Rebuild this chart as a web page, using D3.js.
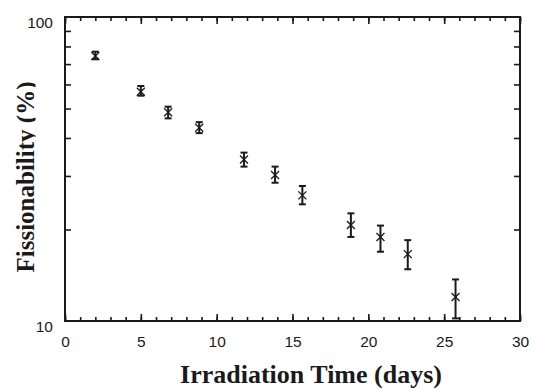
<!DOCTYPE html>
<html>
<head>
<meta charset="utf-8">
<script src="https://cdn.jsdelivr.net/npm/d3@7"></script>
<style>
  body { margin: 0; background: #fff; }
  svg { display: block; }
</style>
</head>
<body>
<div id="chart"></div>
<script>
// data
var days      = [2.0, 5.0, 6.8, 8.85, 11.8, 13.85, 15.65, 18.85, 20.8, 22.6, 25.75];
var fission   = [74.4, 56.8, 48.6, 43.2, 34.0, 30.2, 25.9, 20.7, 18.9, 16.6, 12.0];
var errHigh   = [76.9, 59.3, 50.7, 45.1, 35.8, 32.2, 27.8, 22.6, 20.6, 18.45, 13.7];
var errLow    = [72.6, 55.1, 46.4, 41.5, 32.2, 28.5, 24.2, 18.9, 16.9, 14.8, 10.2];
var xMajor    = [0, 5, 10, 15, 20, 25, 30];
var xMinor    = d3.range(0, 31, 1);
var yMajor    = [10, 100];
var yMinor    = [20, 30, 40, 50, 60, 70, 80, 90];

var W = 535, H = 389;
var margin = {top: 17, right: 15, bottom: 68, left: 65},
    width = W - margin.left - margin.right,
    height = H - margin.top - margin.bottom;

var svg = d3.select("#chart")
  .append("svg")
    .attr("width", W)
    .attr("height", H);

var g = svg.append("g")
    .attr("transform", "translate(" + margin.left + "," + margin.top + ")");

var x = d3.scaleLinear().domain([0, 30]).range([0, width]);
var y = d3.scaleLog().domain([10, 100]).range([height, 0]);

var ink = "#1a1a1a";

function styleAxis(sel) {
  sel.select(".domain").remove();
  sel.selectAll(".tick line").attr("stroke", ink).attr("stroke-width", 1.6);
  sel.selectAll(".tick text")
    .attr("fill", ink)
    .style("font-family", "'Liberation Sans', Arial, sans-serif")
    .style("font-size", "15.5px");
}

// bottom axis: minor + major (ticks pointing inward)
g.append("g")
  .attr("transform", "translate(0," + height + ")")
  .call(d3.axisBottom(x).tickValues(xMinor).tickSize(-4).tickFormat(""))
  .call(styleAxis);
g.append("g")
  .attr("transform", "translate(0," + height + ")")
  .call(d3.axisBottom(x).tickValues(xMajor).tickSize(-7).tickPadding(15).tickFormat(d3.format("d")))
  .call(styleAxis);

// top axis
g.append("g")
  .call(d3.axisTop(x).tickValues(xMinor).tickSize(-4).tickFormat(""))
  .call(styleAxis);
g.append("g")
  .call(d3.axisTop(x).tickValues(xMajor).tickSize(-7).tickFormat(""))
  .call(styleAxis);

// left axis
g.append("g")
  .call(d3.axisLeft(y).tickValues(yMinor).tickSize(-6).tickFormat(""))
  .call(styleAxis);
g.append("g")
  .call(d3.axisLeft(y).tickValues(yMajor).tickSize(0).tickPadding(12).tickFormat(d3.format("d")))
  .call(styleAxis)
  .selectAll(".tick text").attr("dy", "0.65em");

// right axis
g.append("g")
  .attr("transform", "translate(" + width + ",0)")
  .call(d3.axisRight(y).tickValues(yMinor).tickSize(-6).tickFormat(""))
  .call(styleAxis);

// frame
g.append("rect")
  .attr("width", width)
  .attr("height", height)
  .attr("fill", "none")
  .attr("stroke", ink)
  .attr("stroke-width", 2);

// error bars + markers
var pts = days.map(function(d, i) {
  return {day: d, v: fission[i], hi: errHigh[i], lo: errLow[i]};
});

var pt = g.append("g").selectAll("g")
  .data(pts)
  .enter()
  .append("g")
    .attr("transform", function(d) { return "translate(" + x(d.day) + ",0)"; });

pt.append("line")
  .attr("y1", function(d) { return y(d.hi); })
  .attr("y2", function(d) { return y(d.lo); })
  .attr("stroke", ink).attr("stroke-width", 2);
pt.append("line")
  .attr("x1", -3.5).attr("x2", 3.5)
  .attr("y1", function(d) { return y(d.hi); })
  .attr("y2", function(d) { return y(d.hi); })
  .attr("stroke", ink).attr("stroke-width", 2);
pt.append("line")
  .attr("x1", -3.5).attr("x2", 3.5)
  .attr("y1", function(d) { return y(d.lo); })
  .attr("y2", function(d) { return y(d.lo); })
  .attr("stroke", ink).attr("stroke-width", 2);

// x-shaped marker
pt.append("path")
  .attr("d", function(d) {
    var c = y(d.v), s = 4;
    return "M" + (-s) + "," + (c - s) + "L" + s + "," + (c + s) +
           "M" + s + "," + (c - s) + "L" + (-s) + "," + (c + s);
  })
  .attr("stroke", ink).attr("stroke-width", 1.3).attr("fill", "none");

// axis titles
svg.append("text")
  .attr("x", 311)
  .attr("y", 383)
  .attr("text-anchor", "middle")
  .style("font-family", "'Liberation Serif', 'Times New Roman', serif")
  .style("font-weight", "bold")
  .style("font-size", "26px")
  .attr("fill", ink)
  .text("Irradiation Time (days)");

// descenders of the y title are cut off in the original
svg.append("clipPath")
  .attr("id", "yclip")
  .append("rect")
    .attr("x", 0).attr("y", 0).attr("width", 35.5).attr("height", H);

svg.append("g")
  .attr("clip-path", "url(#yclip)")
  .append("text")
    .attr("transform", "translate(34,177) rotate(-90)")
    .attr("text-anchor", "middle")
    .style("font-family", "'Liberation Serif', 'Times New Roman', serif")
    .style("font-weight", "bold")
    .style("font-size", "25px")
    .attr("fill", ink)
    .text("Fissionability (%)");
</script>
</body>
</html>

..............................

Write out the whole listing again, exactly, with no pictures.

Rebuild this chart as a web page, using D3.js.
<!DOCTYPE html>
<html>
<head>
<meta charset="utf-8">
<script src="https://cdn.jsdelivr.net/npm/d3@7"></script>
<style>
  body { margin: 0; background: #fff; }
  svg { display: block; }
</style>
</head>
<body>
<div id="chart"></div>
<script>
// data
var days      = [2.0, 5.0, 6.8, 8.85, 11.8, 13.85, 15.65, 18.85, 20.8, 22.6, 25.75];
var fission   = [74.4, 56.8, 48.6, 43.2, 34.0, 30.2, 25.9, 20.7, 18.9, 16.6, 12.0];
var errHigh   = [76.9, 59.3, 50.7, 45.1, 35.8, 32.2, 27.8, 22.6, 20.6, 18.45, 13.7];
var errLow    = [72.6, 55.1, 46.4, 41.5, 32.2, 28.5, 24.2, 18.9, 16.9, 14.8, 10.2];
var xMajor    = [0, 5, 10, 15, 20, 25, 30];
var xMinor    = d3.range(0, 31, 1);
var yMajor    = [10, 100];
var yMinor    = [20, 30, 40, 50, 60, 70, 80, 90];

var W = 535, H = 389;
var margin = {top: 17, right: 15, bottom: 68, left: 65},
    width = W - margin.left - margin.right,
    height = H - margin.top - margin.bottom;

var svg = d3.select("#chart")
  .append("svg")
    .attr("width", W)
    .attr("height", H);

var g = svg.append("g")
    .attr("transform", "translate(" + margin.left + "," + margin.top + ")");

var x = d3.scaleLinear().domain([0, 30]).range([0, width]);
var y = d3.scaleLog().domain([10, 100]).range([height, 0]);

var ink = "#1a1a1a";

function styleAxis(sel) {
  sel.select(".domain").remove();
  sel.selectAll(".tick line").attr("stroke", ink).attr("stroke-width", 1.6);
  sel.selectAll(".tick text")
    .attr("fill", ink)
    .style("font-family", "'Liberation Sans', Arial, sans-serif")
    .style("font-size", "15.5px");
}

// bottom axis: minor + major (ticks pointing inward)
g.append("g")
  .attr("transform", "translate(0," + height + ")")
  .call(d3.axisBottom(x).tickValues(xMinor).tickSize(-4).tickFormat(""))
  .call(styleAxis);
g.append("g")
  .attr("transform", "translate(0," + height + ")")
  .call(d3.axisBottom(x).tickValues(xMajor).tickSize(-7).tickPadding(15).tickFormat(d3.format("d")))
  .call(styleAxis);

// top axis
g.append("g")
  .call(d3.axisTop(x).tickValues(xMinor).tickSize(-4).tickFormat(""))
  .call(styleAxis);
g.append("g")
  .call(d3.axisTop(x).tickValues(xMajor).tickSize(-7).tickFormat(""))
  .call(styleAxis);

// left axis
g.append("g")
  .call(d3.axisLeft(y).tickValues(yMinor).tickSize(-6).tickFormat(""))
  .call(styleAxis);
g.append("g")
  .call(d3.axisLeft(y).tickValues(yMajor).tickSize(0).tickPadding(12).tickFormat(d3.format("d")))
  .call(styleAxis)
  .selectAll(".tick text").attr("dy", "0.65em");

// right axis
g.append("g")
  .attr("transform", "translate(" + width + ",0)")
  .call(d3.axisRight(y).tickValues(yMinor).tickSize(-6).tickFormat(""))
  .call(styleAxis);

// frame
g.append("rect")
  .attr("width", width)
  .attr("height", height)
  .attr("fill", "none")
  .attr("stroke", ink)
  .attr("stroke-width", 2);

// error bars + markers
var pts = days.map(function(d, i) {
  return {day: d, v: fission[i], hi: errHigh[i], lo: errLow[i]};
});

var pt = g.append("g").selectAll("g")
  .data(pts)
  .enter()
  .append("g")
    .attr("transform", function(d) { return "translate(" + x(d.day) + ",0)"; });

pt.append("line")
  .attr("y1", function(d) { return y(d.hi); })
  .attr("y2", function(d) { return y(d.lo); })
  .attr("stroke", ink).attr("stroke-width", 2);
pt.append("line")
  .attr("x1", -3.5).attr("x2", 3.5)
  .attr("y1", function(d) { return y(d.hi); })
  .attr("y2", function(d) { return y(d.hi); })
  .attr("stroke", ink).attr("stroke-width", 2);
pt.append("line")
  .attr("x1", -3.5).attr("x2", 3.5)
  .attr("y1", function(d) { return y(d.lo); })
  .attr("y2", function(d) { return y(d.lo); })
  .attr("stroke", ink).attr("stroke-width", 2);

// x-shaped marker
pt.append("path")
  .attr("d", function(d) {
    var c = y(d.v), s = 4;
    return "M" + (-s) + "," + (c - s) + "L" + s + "," + (c + s) +
           "M" + s + "," + (c - s) + "L" + (-s) + "," + (c + s);
  })
  .attr("stroke", ink).attr("stroke-width", 1.3).attr("fill", "none");

// axis titles
svg.append("text")
  .attr("x", 311)
  .attr("y", 383)
  .attr("text-anchor", "middle")
  .style("font-family", "'Liberation Serif', 'Times New Roman', serif")
  .style("font-weight", "bold")
  .style("font-size", "26px")
  .attr("fill", ink)
  .text("Irradiation Time (days)");

// descenders of the y title are cut off in the original
svg.append("clipPath")
  .attr("id", "yclip")
  .append("rect")
    .attr("x", 0).attr("y", 0).attr("width", 35.5).attr("height", H);

svg.append("g")
  .attr("clip-path", "url(#yclip)")
  .append("text")
    .attr("transform", "translate(34,177) rotate(-90)")
    .attr("text-anchor", "middle")
    .style("font-family", "'Liberation Serif', 'Times New Roman', serif")
    .style("font-weight", "bold")
    .style("font-size", "25px")
    .attr("fill", ink)
    .text("Fissionability (%)");
</script>
</body>
</html>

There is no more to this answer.